_PROBLEM TO WORK ON_
Check each line for the string "with", then give only how many lines have it.

_RECORDS PROVIDED_
** BEGIN **

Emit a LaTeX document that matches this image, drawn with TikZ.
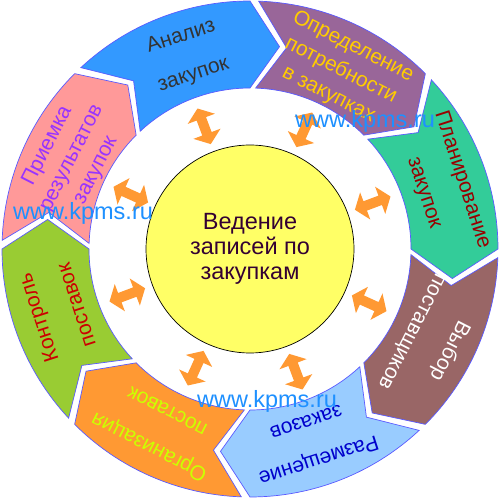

** END **
** BEGIN **

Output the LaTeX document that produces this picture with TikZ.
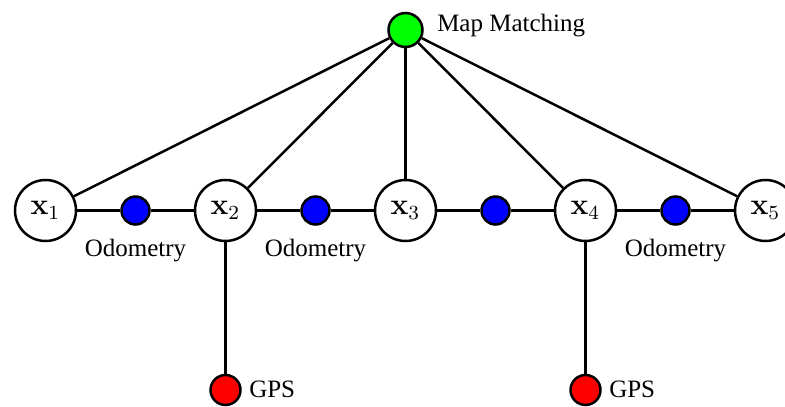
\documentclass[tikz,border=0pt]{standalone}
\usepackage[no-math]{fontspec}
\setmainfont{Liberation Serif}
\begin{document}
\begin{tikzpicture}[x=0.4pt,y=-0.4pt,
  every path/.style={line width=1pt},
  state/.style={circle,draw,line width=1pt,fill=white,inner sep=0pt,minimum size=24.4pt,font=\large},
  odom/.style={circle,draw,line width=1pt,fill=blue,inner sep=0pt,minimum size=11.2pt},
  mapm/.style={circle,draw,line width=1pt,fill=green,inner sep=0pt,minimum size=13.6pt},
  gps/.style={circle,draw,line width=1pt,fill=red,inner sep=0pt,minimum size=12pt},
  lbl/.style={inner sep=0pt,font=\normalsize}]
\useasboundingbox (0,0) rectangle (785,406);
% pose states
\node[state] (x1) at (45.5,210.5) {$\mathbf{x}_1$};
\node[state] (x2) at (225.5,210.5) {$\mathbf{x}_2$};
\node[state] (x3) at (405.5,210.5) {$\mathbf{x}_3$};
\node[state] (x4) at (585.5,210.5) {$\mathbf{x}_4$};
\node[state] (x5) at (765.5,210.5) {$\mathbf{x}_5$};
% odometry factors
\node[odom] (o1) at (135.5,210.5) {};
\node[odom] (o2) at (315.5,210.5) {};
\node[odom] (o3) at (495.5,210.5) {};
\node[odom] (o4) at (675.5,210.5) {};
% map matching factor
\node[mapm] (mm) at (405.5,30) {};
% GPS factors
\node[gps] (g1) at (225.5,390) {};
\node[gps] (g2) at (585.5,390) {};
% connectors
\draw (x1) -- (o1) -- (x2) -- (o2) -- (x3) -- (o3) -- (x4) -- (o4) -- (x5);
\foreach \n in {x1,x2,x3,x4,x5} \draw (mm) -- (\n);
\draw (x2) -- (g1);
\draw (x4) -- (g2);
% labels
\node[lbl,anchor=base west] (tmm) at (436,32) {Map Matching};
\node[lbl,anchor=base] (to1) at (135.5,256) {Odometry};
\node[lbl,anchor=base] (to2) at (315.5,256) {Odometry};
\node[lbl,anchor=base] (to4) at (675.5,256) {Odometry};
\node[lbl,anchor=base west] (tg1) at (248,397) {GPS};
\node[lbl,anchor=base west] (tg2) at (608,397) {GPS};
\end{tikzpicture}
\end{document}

** END **
** BEGIN **

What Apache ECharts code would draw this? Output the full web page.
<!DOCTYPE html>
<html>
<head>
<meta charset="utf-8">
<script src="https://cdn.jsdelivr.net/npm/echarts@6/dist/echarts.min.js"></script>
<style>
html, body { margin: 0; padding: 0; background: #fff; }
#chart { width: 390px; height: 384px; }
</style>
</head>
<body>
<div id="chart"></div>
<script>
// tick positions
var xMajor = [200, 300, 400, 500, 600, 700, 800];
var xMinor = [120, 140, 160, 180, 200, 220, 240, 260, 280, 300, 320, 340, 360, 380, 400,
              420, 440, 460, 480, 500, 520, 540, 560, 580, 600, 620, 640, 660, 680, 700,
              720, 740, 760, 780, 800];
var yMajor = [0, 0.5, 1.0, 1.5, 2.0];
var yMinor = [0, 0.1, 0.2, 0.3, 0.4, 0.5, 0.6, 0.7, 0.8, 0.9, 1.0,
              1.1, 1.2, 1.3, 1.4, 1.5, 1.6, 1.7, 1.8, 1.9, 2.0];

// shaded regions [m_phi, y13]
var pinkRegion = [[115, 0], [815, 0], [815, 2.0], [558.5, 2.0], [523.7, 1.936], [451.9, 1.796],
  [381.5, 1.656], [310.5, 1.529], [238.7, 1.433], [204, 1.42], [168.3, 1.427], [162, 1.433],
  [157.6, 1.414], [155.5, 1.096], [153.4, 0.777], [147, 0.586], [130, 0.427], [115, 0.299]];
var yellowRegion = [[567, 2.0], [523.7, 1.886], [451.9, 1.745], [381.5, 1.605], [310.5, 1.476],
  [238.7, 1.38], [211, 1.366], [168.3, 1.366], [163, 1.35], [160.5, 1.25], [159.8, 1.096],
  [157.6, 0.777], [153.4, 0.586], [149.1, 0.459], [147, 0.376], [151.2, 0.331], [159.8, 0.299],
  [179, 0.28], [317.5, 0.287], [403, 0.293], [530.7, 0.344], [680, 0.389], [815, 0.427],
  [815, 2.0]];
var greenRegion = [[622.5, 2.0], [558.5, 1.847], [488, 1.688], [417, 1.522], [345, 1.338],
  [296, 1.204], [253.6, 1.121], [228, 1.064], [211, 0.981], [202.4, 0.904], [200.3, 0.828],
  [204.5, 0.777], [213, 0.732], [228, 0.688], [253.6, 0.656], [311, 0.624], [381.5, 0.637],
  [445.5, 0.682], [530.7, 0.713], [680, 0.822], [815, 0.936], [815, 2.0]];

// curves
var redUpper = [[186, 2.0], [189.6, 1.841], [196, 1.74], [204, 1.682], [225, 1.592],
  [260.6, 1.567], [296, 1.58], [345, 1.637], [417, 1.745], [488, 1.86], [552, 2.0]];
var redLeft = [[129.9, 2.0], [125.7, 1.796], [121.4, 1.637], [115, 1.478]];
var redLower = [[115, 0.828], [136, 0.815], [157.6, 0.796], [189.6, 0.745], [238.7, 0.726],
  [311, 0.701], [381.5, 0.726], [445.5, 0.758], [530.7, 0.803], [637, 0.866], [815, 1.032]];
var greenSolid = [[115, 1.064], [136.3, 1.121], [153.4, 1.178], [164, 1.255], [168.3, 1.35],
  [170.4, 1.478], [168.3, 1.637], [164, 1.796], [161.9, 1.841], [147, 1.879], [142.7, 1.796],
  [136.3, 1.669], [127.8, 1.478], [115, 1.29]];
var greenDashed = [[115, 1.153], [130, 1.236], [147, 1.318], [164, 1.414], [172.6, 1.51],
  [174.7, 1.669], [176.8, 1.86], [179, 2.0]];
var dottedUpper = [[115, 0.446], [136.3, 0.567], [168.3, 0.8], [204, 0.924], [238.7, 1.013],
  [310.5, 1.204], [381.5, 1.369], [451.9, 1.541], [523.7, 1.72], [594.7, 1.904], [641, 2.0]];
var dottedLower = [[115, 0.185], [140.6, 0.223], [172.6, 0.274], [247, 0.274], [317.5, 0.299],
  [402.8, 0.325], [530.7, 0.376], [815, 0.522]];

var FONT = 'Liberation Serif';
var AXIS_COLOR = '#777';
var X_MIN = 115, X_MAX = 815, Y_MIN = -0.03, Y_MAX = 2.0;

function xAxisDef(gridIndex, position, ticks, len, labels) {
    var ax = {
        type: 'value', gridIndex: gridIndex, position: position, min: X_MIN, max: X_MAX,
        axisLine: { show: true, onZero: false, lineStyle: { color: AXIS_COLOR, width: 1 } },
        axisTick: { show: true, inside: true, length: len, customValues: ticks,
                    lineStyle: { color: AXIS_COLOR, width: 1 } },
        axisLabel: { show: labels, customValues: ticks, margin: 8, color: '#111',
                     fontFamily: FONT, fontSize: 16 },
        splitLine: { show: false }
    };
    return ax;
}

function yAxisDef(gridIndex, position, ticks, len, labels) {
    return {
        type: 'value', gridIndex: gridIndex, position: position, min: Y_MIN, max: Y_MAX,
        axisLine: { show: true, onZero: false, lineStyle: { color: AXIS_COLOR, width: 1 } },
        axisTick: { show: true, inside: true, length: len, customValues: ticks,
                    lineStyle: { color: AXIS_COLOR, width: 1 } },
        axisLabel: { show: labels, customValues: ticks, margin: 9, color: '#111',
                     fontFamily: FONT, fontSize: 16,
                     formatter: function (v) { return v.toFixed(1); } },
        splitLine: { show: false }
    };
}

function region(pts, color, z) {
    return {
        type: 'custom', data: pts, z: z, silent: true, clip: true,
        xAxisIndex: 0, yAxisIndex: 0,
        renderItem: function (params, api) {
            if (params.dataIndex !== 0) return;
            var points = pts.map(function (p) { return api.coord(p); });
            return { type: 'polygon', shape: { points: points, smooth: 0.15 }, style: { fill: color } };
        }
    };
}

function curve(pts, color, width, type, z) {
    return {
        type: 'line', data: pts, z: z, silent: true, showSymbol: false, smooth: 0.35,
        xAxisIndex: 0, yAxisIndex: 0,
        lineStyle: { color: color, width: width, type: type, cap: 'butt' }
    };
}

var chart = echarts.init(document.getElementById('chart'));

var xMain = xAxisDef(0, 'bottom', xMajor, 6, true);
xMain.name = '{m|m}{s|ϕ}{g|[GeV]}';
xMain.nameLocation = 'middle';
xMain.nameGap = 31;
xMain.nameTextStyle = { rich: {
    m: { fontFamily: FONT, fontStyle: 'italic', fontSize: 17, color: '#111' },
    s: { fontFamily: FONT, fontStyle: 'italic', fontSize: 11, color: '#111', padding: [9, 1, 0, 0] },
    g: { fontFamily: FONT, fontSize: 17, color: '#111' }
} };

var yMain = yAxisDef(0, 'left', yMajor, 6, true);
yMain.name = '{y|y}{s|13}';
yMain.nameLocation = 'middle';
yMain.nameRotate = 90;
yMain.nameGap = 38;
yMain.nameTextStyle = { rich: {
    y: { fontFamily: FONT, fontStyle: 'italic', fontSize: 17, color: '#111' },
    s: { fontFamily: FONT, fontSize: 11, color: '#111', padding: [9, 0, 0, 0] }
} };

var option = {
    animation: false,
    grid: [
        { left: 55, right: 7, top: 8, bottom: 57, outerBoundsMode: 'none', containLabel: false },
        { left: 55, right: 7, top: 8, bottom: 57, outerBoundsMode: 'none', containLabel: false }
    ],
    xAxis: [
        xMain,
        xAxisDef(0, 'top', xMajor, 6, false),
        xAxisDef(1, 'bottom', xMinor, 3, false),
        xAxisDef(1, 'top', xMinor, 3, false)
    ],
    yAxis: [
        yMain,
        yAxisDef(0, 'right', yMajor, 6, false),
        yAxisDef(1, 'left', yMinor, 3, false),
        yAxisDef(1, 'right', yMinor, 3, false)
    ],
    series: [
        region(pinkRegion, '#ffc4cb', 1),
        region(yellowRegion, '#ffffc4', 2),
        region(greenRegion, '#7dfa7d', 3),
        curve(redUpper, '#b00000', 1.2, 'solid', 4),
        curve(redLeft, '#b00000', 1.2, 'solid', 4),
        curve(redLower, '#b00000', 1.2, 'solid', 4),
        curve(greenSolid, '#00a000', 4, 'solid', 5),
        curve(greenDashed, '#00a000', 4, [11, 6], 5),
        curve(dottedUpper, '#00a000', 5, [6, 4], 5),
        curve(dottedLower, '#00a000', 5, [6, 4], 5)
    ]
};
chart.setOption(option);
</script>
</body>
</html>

** END **

_EXERCISE SOLUTION_
2